I certainly think that the ability for deep understanding and theoretical synthesis that Newton was genius at is extremely important. However, it is not everything, and especially in Newton’s era, what was more lacking was in some sense advancement, cost-reduction, and proliferation in technology and experimental apparatus. The big game changer that enabled the West to develop modern science in my opinion was actually Gutenberg’s printing press. While some Chinese and Koreans like to say that they invented movable type and metal movable type centuries before, with the first metal movable type book printed in Korea, in effect it doesn’t mean all that much because the logographic writing made it too expensive to scale and proliferate. It was a major reason why Chinese mathematical texts in 13th century with decimal arithmetic, numerical methods for solving polynomials, and solutions of equations for geometric problems were forgotten after a dynasty change, with such research only to be resumed by the Japanese in the 17th and 18th century when they discovered determinants, Bernoulli numbers, series for sin and arcsin, and eventually also definite integrals of polynomials.

Notation is honestly for practical purposes quite important. I read today that the British mathematicians only adopted Leibniz notation around 1820. Sure, a brilliant person can totally get by with worse and cumbersome or inconsistent or redundant notation, but it surely would require more time and cost, sometimes much much more. That Japan and Korea exceeded China in many ways also has to do with their invention of alphabets (Japan before 1000 AD, Korea in 15th century), which made learning, writing, and printing much more efficient.

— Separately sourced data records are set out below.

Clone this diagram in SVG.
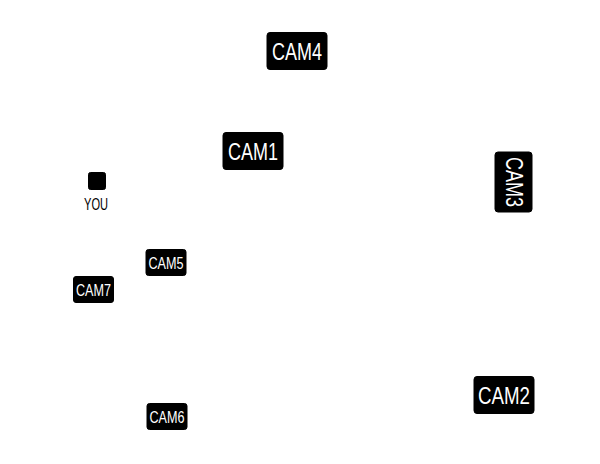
<svg xmlns="http://www.w3.org/2000/svg" width="600" height="464" viewBox="0 0 600 464">
<style>
.box{fill:#000;stroke:#000;stroke-width:1}
.t{fill:#fff;font-family:"Liberation Sans","DejaVu Sans",sans-serif;text-anchor:middle}
.big{font-size:23px}
.small{font-size:16px}
.lbl{fill:#000;font-family:"Liberation Sans","DejaVu Sans",sans-serif;text-anchor:middle;font-size:17px}
</style>
<rect width="600" height="464" fill="#fff"/>
<g id="connectors"></g>
<g id="cam4"><rect class="box" x="267" y="32.5" width="60" height="37" rx="3"/><text class="t big" x="297" y="59.5" textLength="50" lengthAdjust="spacingAndGlyphs">CAM4</text></g>
<g id="cam1"><rect class="box" x="223" y="132.5" width="60" height="37" rx="3"/><text class="t big" x="253" y="159.5" textLength="50" lengthAdjust="spacingAndGlyphs">CAM1</text></g>
<g id="cam3"><rect class="box" x="495" y="152" width="37" height="60" rx="3"/><text class="t big" transform="translate(514 182) rotate(90)" x="0" y="8.5" textLength="50" lengthAdjust="spacingAndGlyphs">CAM3</text></g>
<g id="you"><rect class="box" x="88.5" y="172.5" width="17" height="17" rx="2"/><text class="lbl" x="96" y="210" textLength="24" lengthAdjust="spacingAndGlyphs">YOU</text></g>
<g id="cam5"><rect class="box" x="146" y="249.5" width="40" height="26" rx="2.5"/><text class="t small" x="166" y="268.5" textLength="35" lengthAdjust="spacingAndGlyphs">CAM5</text></g>
<g id="cam7"><rect class="box" x="73.5" y="276.5" width="40" height="26" rx="2.5"/><text class="t small" x="93.5" y="295.5" textLength="35" lengthAdjust="spacingAndGlyphs">CAM7</text></g>
<g id="cam2"><rect class="box" x="474" y="376.5" width="60" height="37" rx="3"/><text class="t big" x="504" y="403.5" textLength="52" lengthAdjust="spacingAndGlyphs">CAM2</text></g>
<g id="cam6"><rect class="box" x="147" y="403.5" width="40" height="26" rx="2.5"/><text class="t small" x="167" y="422.5" textLength="35" lengthAdjust="spacingAndGlyphs">CAM6</text></g>
</svg>
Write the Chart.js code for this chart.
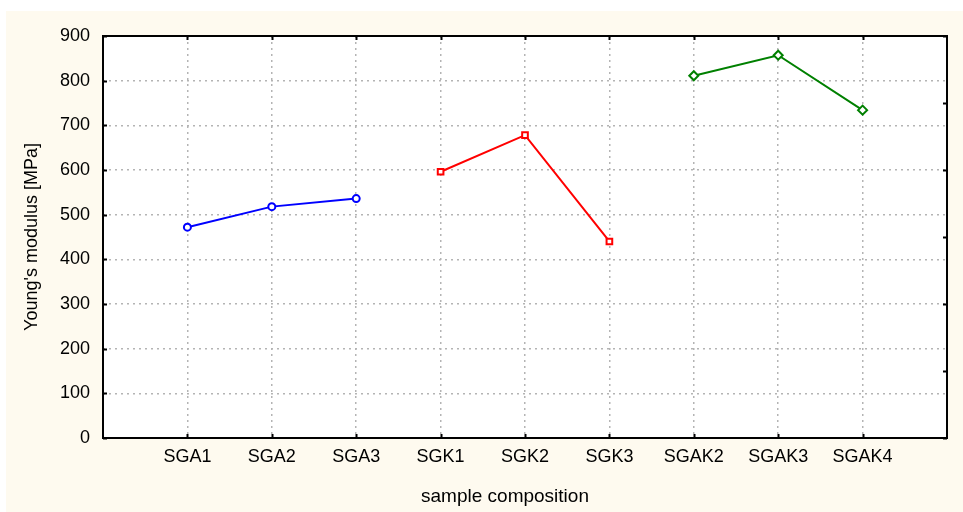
<!DOCTYPE html>
<html>
<head>
<meta charset="utf-8">
<script src="https://cdn.jsdelivr.net/npm/chart.js@4/dist/chart.umd.min.js"></script>
<style>
  html, body { margin: 0; padding: 0; background: #ffffff; }
  #wrap { width: 963px; height: 512px; }
</style>
</head>
<body>
<div id="wrap"><canvas id="c" width="963" height="512"></canvas></div>
<script>
// Sample compositions along the x axis
const categories = ['SGA1', 'SGA2', 'SGA3', 'SGK1', 'SGK2', 'SGK3', 'SGAK2', 'SGAK3', 'SGAK4'];

// Young's modulus [MPa] for each group
const sgaValues  = [472, 518, 536];
const sgkValues  = [596, 678, 440];
const sgakValues = [811, 857, 734];

// Category slot of the first sample in each group (1-based)
const sgaStart = 1, sgkStart = 4, sgakStart = 7;

const yTicks = [0, 100, 200, 300, 400, 500, 600, 700, 800, 900];

const FONT = '"Liberation Sans", Arial, sans-serif';

function toPoints(values, start) {
  return values.map((v, i) => ({ x: start + i, y: v }));
}

// Page background, plot frame, inward tick marks and axis titles
const decor = {
  id: 'decor',
  beforeDraw(chart) {
    const { ctx, chartArea: a } = chart;
    ctx.save();
    ctx.fillStyle = '#ffffff';
    ctx.fillRect(0, 0, chart.width, chart.height);
    ctx.fillStyle = '#fefaef';
    ctx.fillRect(6, 11, chart.width - 6, chart.height - 11);
    ctx.fillStyle = '#ffffff';
    ctx.fillRect(a.left, a.top, a.right - a.left, a.bottom - a.top);
    ctx.restore();
  },
  afterDraw(chart) {
    const { ctx, chartArea: a, scales } = chart;
    const xs = scales.x, ys = scales.y;
    ctx.save();
    ctx.strokeStyle = '#000000';
    ctx.lineWidth = 2;
    ctx.beginPath();
    // inward ticks on the category positions (top and bottom)
    for (let i = 1; i <= categories.length; i++) {
      const px = Math.round(xs.getPixelForValue(i)) + 0.5;
      ctx.moveTo(px, a.bottom); ctx.lineTo(px, a.bottom - 4);
      ctx.moveTo(px, a.top); ctx.lineTo(px, a.top + 4);
    }
    // inward ticks on the left value axis
    yTicks.forEach(v => {
      const py = Math.round(ys.getPixelForValue(v)) + 0.5;
      ctx.moveTo(a.left, py); ctx.lineTo(a.left + 4, py);
    });
    // inward ticks on the right edge
    for (let v = 0; v <= 900; v += 150) {
      const py = Math.round(ys.getPixelForValue(v)) + 0.5;
      ctx.moveTo(a.right, py); ctx.lineTo(a.right - 4, py);
    }
    ctx.stroke();
    ctx.strokeRect(a.left, a.top, a.right - a.left, a.bottom - a.top);

    ctx.fillStyle = '#000000';
    ctx.textAlign = 'center';
    ctx.textBaseline = 'alphabetic';
    ctx.font = '19px ' + FONT;
    ctx.fillText('sample composition', 505, 502);
    ctx.font = '18px ' + FONT;
    ctx.translate(37, (a.top + a.bottom) / 2);
    ctx.rotate(-Math.PI / 2);
    ctx.fillText("Young's modulus [MPa]", 0, 0);
    ctx.restore();
  }
};

const lineStyle = (color, shape, r) => ({
  borderColor: color,
  backgroundColor: color,
  borderWidth: 2,
  pointStyle: shape,
  pointRadius: r,
  pointHoverRadius: r,
  pointBackgroundColor: '#ffffff',
  pointBorderColor: color,
  pointBorderWidth: 2,
  tension: 0,
  fill: false
});

new Chart(document.getElementById('c'), {
  type: 'line',
  data: {
    datasets: [
      Object.assign({ label: 'SGA', data: toPoints(sgaValues, sgaStart) }, lineStyle('#0000ff', 'circle', 3.5)),
      Object.assign({ label: 'SGK', data: toPoints(sgkValues, sgkStart) }, lineStyle('#ff0000', 'rect', 4)),
      Object.assign({ label: 'SGAK', data: toPoints(sgakValues, sgakStart) }, lineStyle('#008000', 'rectRot', 4.5))
    ]
  },
  options: {
    responsive: false,
    animation: false,
    devicePixelRatio: 1,
    layout: { padding: { left: 0, top: 36, right: 16, bottom: 0 } },
    plugins: {
      legend: { display: false },
      tooltip: { enabled: false }
    },
    scales: {
      x: {
        type: 'linear',
        min: 0,
        max: categories.length + 1,
        afterFit(s) { s.height = 74; },
        afterBuildTicks(s) {
          s.ticks = [];
          for (let i = 0; i <= categories.length + 1; i++) s.ticks.push({ value: i });
        },
        ticks: {
          autoSkip: false,
          maxRotation: 0,
          padding: 8,
          color: '#000000',
          font: { family: FONT, size: 18 },
          callback: v => categories[v - 1] || ''
        },
        grid: { color: '#b4b4b4', lineWidth: 1.5, drawTicks: false },
        border: { display: false, dash: [2, 4] }
      },
      y: {
        type: 'linear',
        min: 0,
        max: 900,
        afterFit(s) { s.width = 103; },
        afterBuildTicks(s) { s.ticks = yTicks.map(v => ({ value: v })); },
        ticks: {
          padding: 13,
          color: '#000000',
          font: { family: FONT, size: 18 }
        },
        grid: { color: '#b4b4b4', lineWidth: 1.5, drawTicks: false },
        border: { display: false, dash: [2, 4] }
      }
    }
  },
  plugins: [decor]
});
</script>
</body>
</html>
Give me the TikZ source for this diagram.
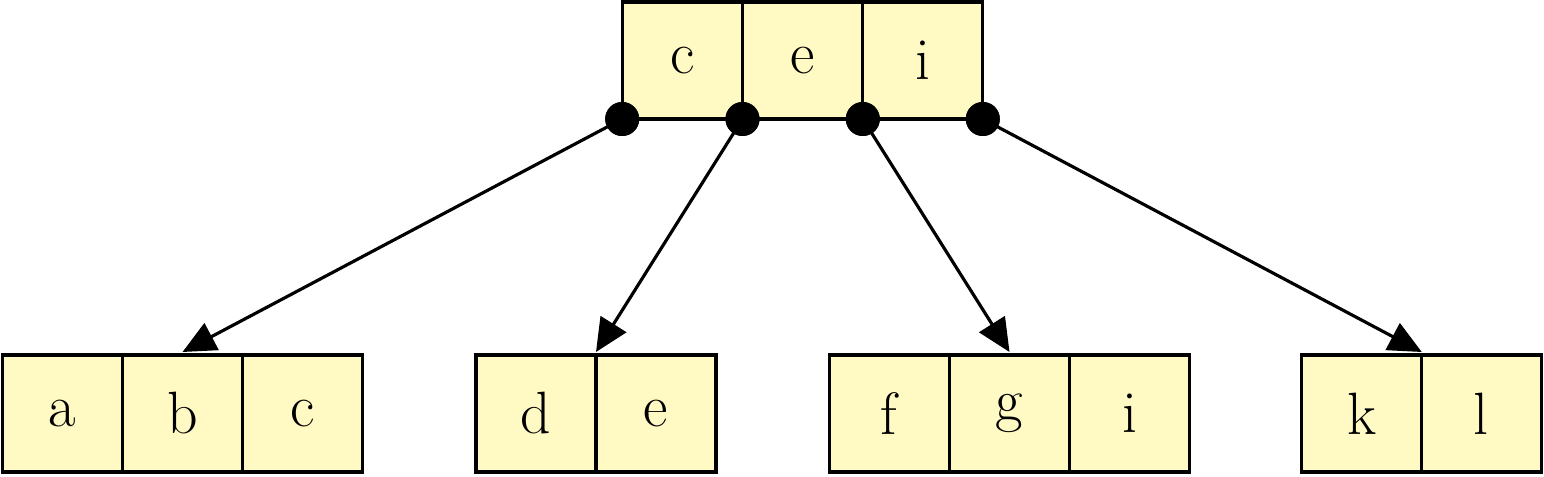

Again, in those days, the bottleneck, especially in the West, was more material and one of technology. Even then with the printing press, printing and books were not all that cheap, and dissemination of knowledge was still somewhat slow, which only makes communication more important. I say this also because the West already had Euclid’s Elements firmly established within the elite education system. I would also believe that the ideas within Euclid’s Elements were actually initially spun off the need to solve practical problems. I do not think that thinking axiomatically is natural to humans; it has to be developed over a period of time given certain circumstances. The mathematics in the East was algorithmic, computational, and not axiomatic for this reason, and also for the reason that before paper was invented in the 1st or 2nd century I believe, the Chinese could only write on bamboo strips tied together, to which extremely compact hieroglyphs were in some sense more suited, whereas papyrus had been invented in Egypt over 4000 years ago. Once you have these material problems solved, with some aristocrats with free time and curiosity about mathematics, the production of some theoretical geniuses is not all that difficult in my opinion.

I recall you’ve written how it would have been ridiculous to try to build airplanes after Bernoulli’s principle was discovered, with reference to the analogy of quantum computing. This is like how though Vikings explored and had some settlements in North America in like 11th century, it didn’t make much difference because at that time, the economic and social circumstances were not ripe for settlement and colonization at scale. Simply said, some of the more mundane and less sexy stuff has to be achieved before one can deliver the more spectacular results. An important theoretical result in science also takes some time to disseminate and be accepted. Heck, after the Romans took over, it took quite a while before the Greek texts were translated to Latin. Back in those days, the lack of printing meant the fall of a dynasty or empire would mean loss of transmission of knowledge and a consequent backwards step that would take some time to recover. One can imagine even that if not for conquest by the Mongols that caused much destruction, the Muslim world would have gotten the results of Galileo, Kepler, Newton earlier provided that they also invented non water powered mechanical clocks.